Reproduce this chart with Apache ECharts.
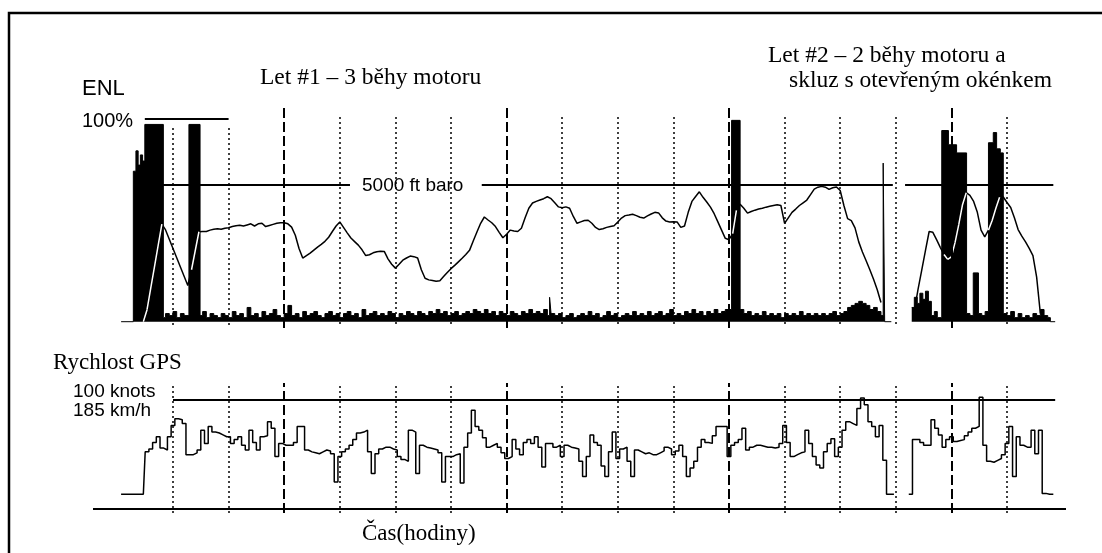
* * *
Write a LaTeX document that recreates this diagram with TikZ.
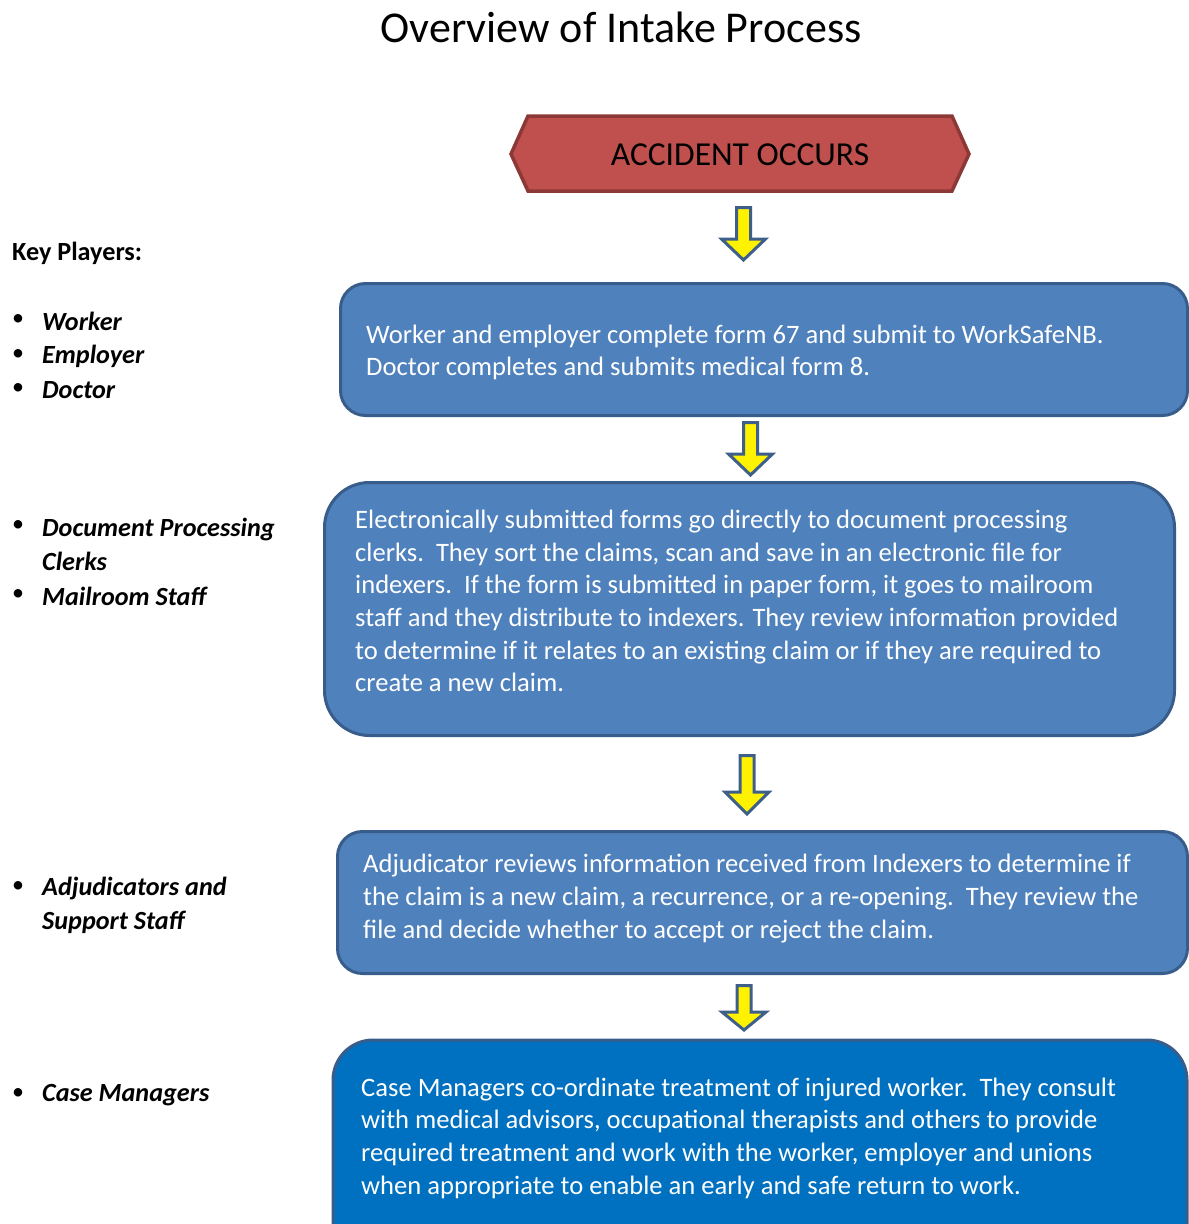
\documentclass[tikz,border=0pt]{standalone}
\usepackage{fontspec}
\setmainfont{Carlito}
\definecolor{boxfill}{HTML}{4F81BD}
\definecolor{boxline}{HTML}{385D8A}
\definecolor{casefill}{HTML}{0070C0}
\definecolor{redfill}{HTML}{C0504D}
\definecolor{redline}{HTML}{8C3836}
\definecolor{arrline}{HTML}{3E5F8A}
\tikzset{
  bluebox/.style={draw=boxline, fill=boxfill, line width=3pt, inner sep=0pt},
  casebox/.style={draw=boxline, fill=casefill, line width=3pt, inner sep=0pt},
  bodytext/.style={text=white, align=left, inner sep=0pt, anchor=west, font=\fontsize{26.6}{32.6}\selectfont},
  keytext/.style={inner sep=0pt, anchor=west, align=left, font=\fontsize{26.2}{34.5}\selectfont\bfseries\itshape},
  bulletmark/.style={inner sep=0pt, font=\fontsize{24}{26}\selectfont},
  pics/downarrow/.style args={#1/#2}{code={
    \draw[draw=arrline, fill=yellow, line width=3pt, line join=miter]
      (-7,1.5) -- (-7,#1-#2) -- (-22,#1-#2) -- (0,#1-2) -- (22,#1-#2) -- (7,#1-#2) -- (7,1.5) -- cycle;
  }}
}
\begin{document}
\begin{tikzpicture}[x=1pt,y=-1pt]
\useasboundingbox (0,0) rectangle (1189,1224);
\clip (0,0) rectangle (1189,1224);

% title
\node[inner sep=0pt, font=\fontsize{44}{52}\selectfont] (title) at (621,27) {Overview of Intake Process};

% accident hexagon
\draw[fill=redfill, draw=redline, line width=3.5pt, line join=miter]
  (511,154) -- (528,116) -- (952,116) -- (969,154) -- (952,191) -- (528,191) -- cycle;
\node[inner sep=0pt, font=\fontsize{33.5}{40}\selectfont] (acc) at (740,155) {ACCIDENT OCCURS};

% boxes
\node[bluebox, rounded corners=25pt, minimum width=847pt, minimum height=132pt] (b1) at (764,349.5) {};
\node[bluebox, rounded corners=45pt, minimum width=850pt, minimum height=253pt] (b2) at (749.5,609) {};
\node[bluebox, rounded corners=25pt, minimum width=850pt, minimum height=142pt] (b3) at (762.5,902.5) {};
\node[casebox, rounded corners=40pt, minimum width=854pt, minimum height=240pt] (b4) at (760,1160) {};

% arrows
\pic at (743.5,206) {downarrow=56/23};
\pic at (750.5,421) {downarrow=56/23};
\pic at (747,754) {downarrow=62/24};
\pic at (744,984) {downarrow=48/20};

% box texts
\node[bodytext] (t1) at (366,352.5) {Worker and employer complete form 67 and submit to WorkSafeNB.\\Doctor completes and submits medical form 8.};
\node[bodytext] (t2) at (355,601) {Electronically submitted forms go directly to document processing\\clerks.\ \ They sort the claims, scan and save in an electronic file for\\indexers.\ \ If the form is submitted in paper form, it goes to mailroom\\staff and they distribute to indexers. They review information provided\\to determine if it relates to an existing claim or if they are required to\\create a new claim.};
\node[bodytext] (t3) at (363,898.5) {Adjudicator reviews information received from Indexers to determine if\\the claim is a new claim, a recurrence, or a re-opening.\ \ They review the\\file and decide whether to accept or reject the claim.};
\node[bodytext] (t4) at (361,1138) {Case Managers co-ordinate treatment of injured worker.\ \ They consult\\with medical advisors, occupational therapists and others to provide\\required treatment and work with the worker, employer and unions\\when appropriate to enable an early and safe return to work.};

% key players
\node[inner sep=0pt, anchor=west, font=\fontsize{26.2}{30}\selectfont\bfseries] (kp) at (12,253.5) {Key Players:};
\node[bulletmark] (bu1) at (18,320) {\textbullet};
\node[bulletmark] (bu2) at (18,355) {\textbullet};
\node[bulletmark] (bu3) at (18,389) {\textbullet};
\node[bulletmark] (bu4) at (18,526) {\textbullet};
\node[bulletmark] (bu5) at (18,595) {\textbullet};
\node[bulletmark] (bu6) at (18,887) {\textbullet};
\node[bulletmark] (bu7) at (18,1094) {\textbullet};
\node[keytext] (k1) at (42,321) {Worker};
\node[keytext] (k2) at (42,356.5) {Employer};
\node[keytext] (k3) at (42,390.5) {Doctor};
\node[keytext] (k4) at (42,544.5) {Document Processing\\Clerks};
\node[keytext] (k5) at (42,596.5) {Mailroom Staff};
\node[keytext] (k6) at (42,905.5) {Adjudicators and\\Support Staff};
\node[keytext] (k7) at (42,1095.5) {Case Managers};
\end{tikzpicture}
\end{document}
==
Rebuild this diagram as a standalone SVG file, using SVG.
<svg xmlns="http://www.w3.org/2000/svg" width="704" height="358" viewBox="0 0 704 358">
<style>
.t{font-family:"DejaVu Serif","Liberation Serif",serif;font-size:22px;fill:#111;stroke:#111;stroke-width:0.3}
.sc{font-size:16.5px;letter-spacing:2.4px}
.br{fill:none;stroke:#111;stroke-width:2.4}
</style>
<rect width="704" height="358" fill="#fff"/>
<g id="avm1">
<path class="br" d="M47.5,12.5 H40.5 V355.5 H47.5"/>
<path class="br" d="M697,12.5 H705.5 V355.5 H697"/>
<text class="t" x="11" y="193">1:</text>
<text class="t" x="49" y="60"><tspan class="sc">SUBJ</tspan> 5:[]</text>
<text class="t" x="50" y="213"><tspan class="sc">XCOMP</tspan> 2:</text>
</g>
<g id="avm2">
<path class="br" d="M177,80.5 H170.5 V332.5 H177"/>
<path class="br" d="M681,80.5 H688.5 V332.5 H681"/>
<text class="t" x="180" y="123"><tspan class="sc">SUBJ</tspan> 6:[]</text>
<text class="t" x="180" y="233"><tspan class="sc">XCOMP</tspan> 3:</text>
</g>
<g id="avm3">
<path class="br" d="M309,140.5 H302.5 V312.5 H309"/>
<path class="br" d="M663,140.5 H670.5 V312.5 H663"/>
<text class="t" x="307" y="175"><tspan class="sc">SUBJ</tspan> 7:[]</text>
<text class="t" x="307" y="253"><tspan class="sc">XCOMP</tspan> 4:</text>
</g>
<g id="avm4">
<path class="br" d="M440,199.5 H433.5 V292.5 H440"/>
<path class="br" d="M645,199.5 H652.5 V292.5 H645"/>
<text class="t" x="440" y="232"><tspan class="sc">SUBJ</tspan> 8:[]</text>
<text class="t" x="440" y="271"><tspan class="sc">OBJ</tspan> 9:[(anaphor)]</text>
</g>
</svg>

*Aim*: Word for word, repeat the lines above from the one with "Write a LaTeX" through the one with "(acc) at (740,155)", and nothing beyond them. Omit the pictures.

*In response*:
Write a LaTeX document that recreates this diagram with TikZ.
\documentclass[tikz,border=0pt]{standalone}
\usepackage{fontspec}
\setmainfont{Carlito}
\definecolor{boxfill}{HTML}{4F81BD}
\definecolor{boxline}{HTML}{385D8A}
\definecolor{casefill}{HTML}{0070C0}
\definecolor{redfill}{HTML}{C0504D}
\definecolor{redline}{HTML}{8C3836}
\definecolor{arrline}{HTML}{3E5F8A}
\tikzset{
  bluebox/.style={draw=boxline, fill=boxfill, line width=3pt, inner sep=0pt},
  casebox/.style={draw=boxline, fill=casefill, line width=3pt, inner sep=0pt},
  bodytext/.style={text=white, align=left, inner sep=0pt, anchor=west, font=\fontsize{26.6}{32.6}\selectfont},
  keytext/.style={inner sep=0pt, anchor=west, align=left, font=\fontsize{26.2}{34.5}\selectfont\bfseries\itshape},
  bulletmark/.style={inner sep=0pt, font=\fontsize{24}{26}\selectfont},
  pics/downarrow/.style args={#1/#2}{code={
    \draw[draw=arrline, fill=yellow, line width=3pt, line join=miter]
      (-7,1.5) -- (-7,#1-#2) -- (-22,#1-#2) -- (0,#1-2) -- (22,#1-#2) -- (7,#1-#2) -- (7,1.5) -- cycle;
  }}
}
\begin{document}
\begin{tikzpicture}[x=1pt,y=-1pt]
\useasboundingbox (0,0) rectangle (1189,1224);
\clip (0,0) rectangle (1189,1224);

% title
\node[inner sep=0pt, font=\fontsize{44}{52}\selectfont] (title) at (621,27) {Overview of Intake Process};

% accident hexagon
\draw[fill=redfill, draw=redline, line width=3.5pt, line join=miter]
  (511,154) -- (528,116) -- (952,116) -- (969,154) -- (952,191) -- (528,191) -- cycle;
\node[inner sep=0pt, font=\fontsize{33.5}{40}\selectfont] (acc) at (740,155) {ACCIDENT OCCURS};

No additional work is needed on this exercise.